Wherefore, having seen these things, and moreover also having been admitted to the mysteries, and having everywhere examined the religious rites performed by the effeminate and the pathic, and having found among the Romans their Latiarian Jupiter delighting in human gore and the blood of slaughtered men, and Artemis not far from the great city [498] sanctioning acts of the same kind, and one demon here and another there instigating to the perpetration of evil, -- retiring by myself, I sought how I might be able to discover the truth.
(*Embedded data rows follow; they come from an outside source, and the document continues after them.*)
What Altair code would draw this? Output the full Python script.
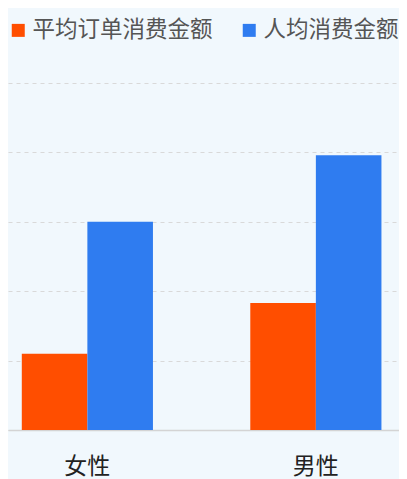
import altair as alt
import pandas as pd

genders = ["女性", "男性"]
series = ["平均订单消费金额", "人均消费金额"]
avg_order = [1.1, 1.83]
per_capita = [3.0, 3.96]
y_ticks = [0, 1, 2, 3, 4, 5]
colors = ["#FF4E00", "#2F7CF0"]

rows = []
for g, a, p in zip(genders, avg_order, per_capita):
    rows.append({"gender": g, "series": series[0], "value": a})
    rows.append({"gender": g, "series": series[1], "value": p})
df = pd.DataFrame(rows)

font = "Noto Sans CJK SC"

chart = alt.Chart(df).mark_bar().encode(
    x=alt.X("gender:N", sort=genders, title=None,
            scale=alt.Scale(paddingInner=0.426, paddingOuter=0.0686, align=0.44),
            axis=alt.Axis(labelAngle=0, labelFontSize=23, labelColor="#222222",
                          labelFont=font, ticks=False, labelPadding=25,
                          domain=True, domainColor="#d4d4d4", domainWidth=1.5,
                          grid=False)),
    xOffset=alt.XOffset("series:N", sort=series, scale=alt.Scale(paddingInner=0, paddingOuter=0)),
    y=alt.Y("value:Q", title=None,
            scale=alt.Scale(domain=[0, 5], nice=False),
            axis=alt.Axis(values=y_ticks, labels=False, ticks=False, domain=False,
                          grid=True, gridDash=[4, 4], gridColor="#d9d9d9", gridWidth=1)),
    color=alt.Color("series:N", sort=series,
                    scale=alt.Scale(domain=series, range=colors),
                    legend=alt.Legend(title=None, orient="none", direction="horizontal",
                                      legendX=-1, legendY=-64,
                                      symbolType="square", symbolSize=169,
                                      symbolStrokeWidth=0, labelFontSize=22.5,
                                      labelFont=font, labelColor="#555555",
                                      labelOffset=3, columnPadding=25, labelLimit=400)),
).properties(
    width=391,
    height=347,
    autosize=alt.AutoSizeParams(type="none"),
    padding={"top": 75, "left": 0, "right": 0, "bottom": 49},
    background="#f1f8fd",
).configure_view(stroke=None)

chart.save("out.html", embed_options={"renderer": "svg", "actions": False})
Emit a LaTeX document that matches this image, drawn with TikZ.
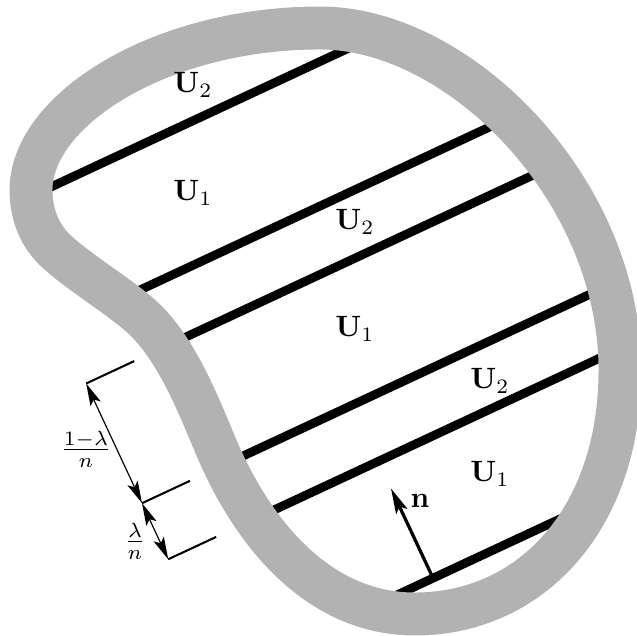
\documentclass[tikz,border=0pt]{standalone}
\usetikzlibrary{arrows.meta}
\begin{document}
\begin{tikzpicture}[x=0.34pt,y=-0.34pt,
  band/.style={draw=black!30,line width=14.6pt},
  stripe/.style={draw=black,line width=3pt},
  tick/.style={draw=black,line width=0.7pt},
  dimarrow/.style={draw=black,line width=0.4pt,{Stealth[length=7.6pt,width=3.8pt,inset=1.6pt]}-{Stealth[length=7.6pt,width=3.8pt,inset=1.6pt]}},
  normalarrow/.style={draw=black,line width=1.1pt,-{Stealth[length=8.6pt,width=4.2pt,inset=1.8pt]}},
  lab/.style={inner sep=0pt}]
\useasboundingbox (0,0) rectangle (637,636);
% stripes clipped to the region
\begin{scope}
\clip (31,190) .. controls (31,110) and (160,28) .. (320,28)
  .. controls (460,28) and (620,190) .. (620,370)
  .. controls (620,520) and (530,614) .. (415,614)
  .. controls (320,614) and (254.5,536.3) .. (217,449)
  .. controls (201.2,412.2) and (178.25,349.35) .. (141,316)
  .. controls (118.6,296) and (76.6,270.7) .. (55,250)
  .. controls (37,232.75) and (31,210) .. cycle;
\foreach \d in {191,322,384,516,578,707}
  \draw[stripe] ({0.4226*\d-0.9063*100},{0.9063*\d+0.4226*100}) -- ({0.4226*\d+0.9063*800},{0.9063*\d-0.4226*800});
\end{scope}
% boundary band
\draw[band] (31,190) .. controls (31,110) and (160,28) .. (320,28)
  .. controls (460,28) and (620,190) .. (620,370)
  .. controls (620,520) and (530,614) .. (415,614)
  .. controls (320,614) and (254.5,536.3) .. (217,449)
  .. controls (201.2,412.2) and (178.25,349.35) .. (141,316)
  .. controls (118.6,296) and (76.6,270.7) .. (55,250)
  .. controls (37,232.75) and (31,210) .. cycle;
% labels
\node[lab] (u2a) at (193,85) {$\mathbf{U}_2$};
\node[lab] (u1a) at (193,193) {$\mathbf{U}_1$};
\node[lab] (u2b) at (355,222) {$\mathbf{U}_2$};
\node[lab] (u1b) at (355,329) {$\mathbf{U}_1$};
\node[lab] (u2c) at (490,381) {$\mathbf{U}_2$};
\node[lab] (u1c) at (490,474) {$\mathbf{U}_1$};
% dimension marks
\coordinate (A) at (86.2,383.5);
\coordinate (A2) at (134.2,361.1);
\coordinate (B) at (142.0,503.2);
\coordinate (B2) at (190.0,480.8);
\coordinate (C) at (168.2,559.3);
\coordinate (C2) at (216.2,536.9);
\draw[tick] (A) -- (A2);
\draw[tick] (B) -- (B2);
\draw[tick] (C) -- (C2);
\draw[dimarrow] (A) -- (B);
\draw[dimarrow] (B) -- (C);
\node[lab] (f1) at (86,449) {$\frac{1-\lambda}{n}$};
\node[lab] (f2) at (135,541) {$\frac{\lambda}{n}$};
% normal vector
\coordinate (nb) at (433,578);
\coordinate (nt) at (391,488.5);
\draw[normalarrow] (nb) -- (nt);
\node[lab] (nl) at (420,501) {$\mathbf{n}$};
\end{tikzpicture}
\end{document}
And, while I was giving my most earnest attention to the matter, I happened to meet with certain barbaric writings, too old to be compared with the opinions of the Greeks, and too divine to be compared with their errors; and I was led to put faith in these by the unpretending cast of the language, the inartificial character of the writers, the foreknowledge displayed of future events, the excellent quality of the precepts, and the declaration of the government of the universe as centred in one Being. [499] And, my soul being taught of God, I discern that the former class of writings lead to condemnation, but that these put an end to the slavery that is in the world, and rescue us from a multiplicity of rulers and ten thousand tyrants, while they give us, not indeed what we had not before received, but what we had received but were prevented by error from retaining.

Footnotes:

[498] At Aricia, near Rome.

[499] [A memorable tribute to the light-giving power of the Holy Scriptures. "Barbarian books" (barbaric means something else) they were; but well says Dr. Watts in a paraphrase of Psalm 119:96 (and comp. capp. xl., xli., infra),--

"Let all the heathen writers join to form one perfect book,

Great God if once compared with thine, how mean their writings look!" See his Hymns, p. 238. Ed. Worcester, 1836.]